Building sector confidence edged up 3 points to 25 points in the fourth quarter, as calculated by the FNB/BER Building Confidence Index, supported by a lift in sentiment of both residential and non-residential builders.

In September, pipeline activity was somewhat subdued, with building plan approvals down 10.1 percent year-on-year, or R8.5 billion.

Sarb also said the BER Business Confidence Index, the number of new passenger vehicles sold, the volume of orders in manufacturing, and average hours worked per worker in manufacturing were also positive contributors to the print. 

The largest negative contributions came from a deceleration in the 12-month percentage change in job advertisement space and a decrease in the US dollar-based commodity price index for South Africa’s main export commodities.

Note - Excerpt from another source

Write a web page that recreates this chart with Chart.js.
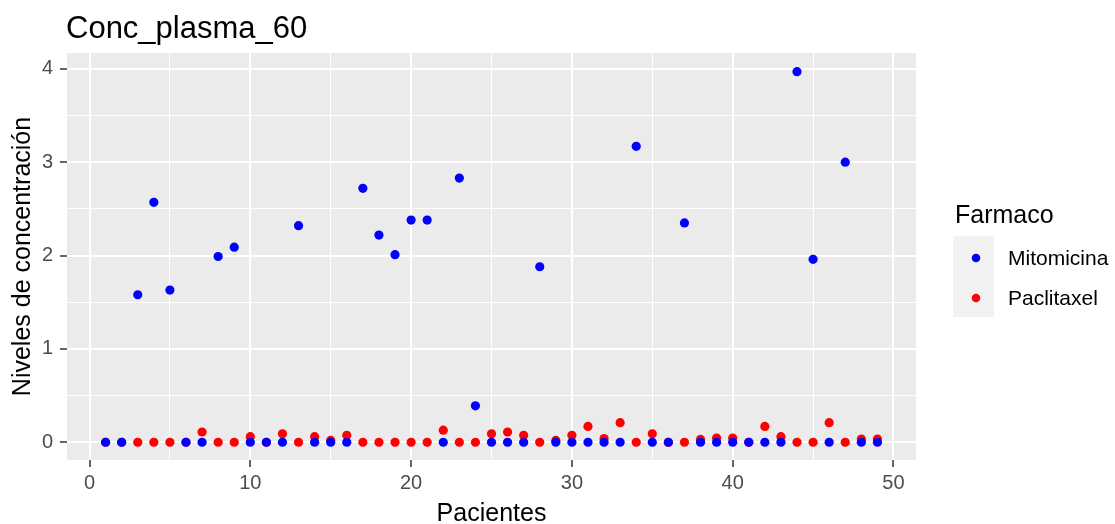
<!DOCTYPE html>
<html lang="es">
<head>
    <meta charset="UTF-8">
    <title>Conc_plasma_60</title>
    <script src="https://cdn.jsdelivr.net/npm/chart.js"></script>
    <style>
        body { margin: 0; background: #fff; }
        #caja { width: 1115px; height: 524px; }
    </style>
</head>
<body>
    <div id="caja"><canvas id="grafico"></canvas></div>

    <script>
        let pacientes = [1, 2, 3, 4, 5, 6, 7, 8, 9, 10, 11, 12, 13, 14, 15, 16, 17, 18, 19, 20,
            21, 22, 23, 24, 25, 26, 27, 28, 29, 30, 31, 32, 33, 34, 35, 36, 37, 38, 39, 40,
            41, 42, 43, 44, 45, 46, 47, 48, 49];
        let mitomicina = [0, 0, 1.58, 2.57, 1.63, 0, 0, 1.99, 2.09, 0, 0, 0, 2.32, 0, 0, 0, 2.72, 2.22, 2.01, 2.38,
            2.38, 0, 2.83, 0.39, 0, 0, 0, 1.88, 0, 0, 0, 0, 0, 3.17, 0, 0, 2.35, 0, 0, 0,
            0, 0, 0, 3.97, 1.96, 0, 3.0, 0, 0];
        let paclitaxel = [0, 0, 0, 0, 0, 0, 0.11, 0, 0, 0.06, 0, 0.09, 0, 0.06, 0.02, 0.075, 0, 0, 0, 0,
            0, 0.13, 0, 0, 0.09, 0.11, 0.075, 0, 0.02, 0.075, 0.17, 0.04, 0.21, 0, 0.09, 0, 0, 0.03, 0.045, 0.045,
            0, 0.17, 0.06, 0, 0, 0.21, 0, 0.035, 0.035];
        let farmacos = ["Mitomicina", "Paclitaxel"];
        let colores = ["#0000ff", "#ff0000"];
        let ticksX = [0, 5, 10, 15, 20, 25, 30, 35, 40, 45, 50];
        let ticksY = [0, 0.5, 1, 1.5, 2, 2.5, 3, 3.5, 4];

        const fuente = '"Liberation Sans", Arial, sans-serif';

        function puntos(valores) {
            return pacientes.map((p, i) => ({ x: p, y: valores[i] }));
        }

        function esMayor(v, paso) {
            return Math.abs(v / paso - Math.round(v / paso)) < 1e-9;
        }

        const fondoPanel = {
            id: 'fondoPanel',
            beforeDraw(chart) {
                const { ctx, chartArea: a } = chart;
                ctx.save();
                ctx.fillStyle = '#ebebeb';
                ctx.fillRect(a.left, a.top, a.right - a.left, a.bottom - a.top);
                ctx.restore();
            }
        };

        // titulo y leyenda al estilo ggplot
        const extras = {
            id: 'extras',
            afterDraw(chart) {
                const ctx = chart.ctx;
                ctx.save();
                ctx.fillStyle = '#000';
                ctx.textBaseline = 'alphabetic';
                ctx.font = '31px ' + fuente;
                ctx.fillText('Conc_plasma_60', 66, 38);

                ctx.font = '25px ' + fuente;
                ctx.fillText('Farmaco', 955, 223);

                ctx.fillStyle = '#f2f2f2';
                ctx.fillRect(953, 236, 41, 81);

                farmacos.forEach((f, i) => {
                    let y = 258 + i * 40;
                    ctx.fillStyle = colores[i];
                    ctx.beginPath();
                    ctx.arc(976, y, 4.3, 0, Math.PI * 2);
                    ctx.fill();
                    ctx.fillStyle = '#000';
                    ctx.font = '21px ' + fuente;
                    ctx.textBaseline = 'middle';
                    ctx.fillText(f, 1008, y + 1);
                });
                ctx.restore();
            }
        };

        function ejeGrid(paso) {
            return {
                color: '#ffffff',
                lineWidth: c => esMayor(c.tick.value, paso) ? 2 : 1,
                tickColor: c => esMayor(c.tick.value, paso) ? '#333333' : 'rgba(0,0,0,0)',
                tickWidth: 1.5,
                tickLength: 7
            };
        }

        new Chart(document.getElementById('grafico'), {
            type: 'scatter',
            data: {
                datasets: [
                    { label: farmacos[0], data: puntos(mitomicina), backgroundColor: colores[0], borderWidth: 0, pointRadius: 4.6, pointHoverRadius: 4.6 },
                    { label: farmacos[1], data: puntos(paclitaxel), backgroundColor: colores[1], borderWidth: 0, pointRadius: 4.6, pointHoverRadius: 4.6 }
                ]
            },
            options: {
                responsive: true,
                maintainAspectRatio: false,
                animation: false,
                layout: { padding: { left: 0, right: 199, top: 53, bottom: 0 } },
                plugins: { legend: { display: false }, tooltip: { enabled: false } },
                scales: {
                    x: {
                        type: 'linear',
                        min: -1.4,
                        max: 51.4,
                        afterBuildTicks: s => { s.ticks = ticksX.map(v => ({ value: v })); },
                        afterFit: s => { s.height = 64; },
                        border: { display: false },
                        grid: ejeGrid(10),
                        ticks: {
                            color: '#4d4d4d',
                            font: { family: fuente, size: 20 },
                            padding: 4,
                            maxRotation: 0,
                            autoSkip: false,
                            callback: v => esMayor(v, 10) ? String(v) : ''
                        },
                        title: {
                            display: true,
                            text: 'Pacientes',
                            color: '#000',
                            font: { family: fuente, size: 25, lineHeight: 1 },
                            padding: { top: 0, bottom: -2.5 }
                        }
                    },
                    y: {
                        min: -0.19,
                        max: 4.17,
                        afterBuildTicks: s => { s.ticks = ticksY.map(v => ({ value: v })); },
                        afterFit: s => { s.width = 67; },
                        border: { display: false },
                        grid: ejeGrid(1),
                        ticks: {
                            color: '#4d4d4d',
                            font: { family: fuente, size: 20 },
                            padding: 7,
                            autoSkip: false,
                            callback: v => esMayor(v, 1) ? String(v) : ''
                        },
                        title: {
                            display: true,
                            text: 'Niveles de concentración',
                            color: '#000',
                            font: { family: fuente, size: 25, lineHeight: 1 },
                            padding: { top: 11, bottom: 0 }
                        }
                    }
                }
            },
            plugins: [fondoPanel, extras]
        });
    </script>
</body>
</html>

The SA Chamber of Commerce expects that trade conditions will remain subdued in November and in negative territory, and decline over the next six months.

The Sarb last week said in its Quarterly Bulletin that South African households spent 1 percent less in the first nine months this year compared with last year, as consumers remain financially vulnerable, because of incomes increasing at lower rates, high levels of indebtedness and low savings rates.

Unemployment reached its highest rate in more than a decade in the third quarter, leaving South Africa with one of the highest unemployment rates in the world at 29.1 percent.

Meanwhile, the Sarb said the composite coincident business cycle indicator increased 0.2 percent on a month-to-month basis in September, while the composite lagging business cycle indicator decreased 1.1 percent in the same month.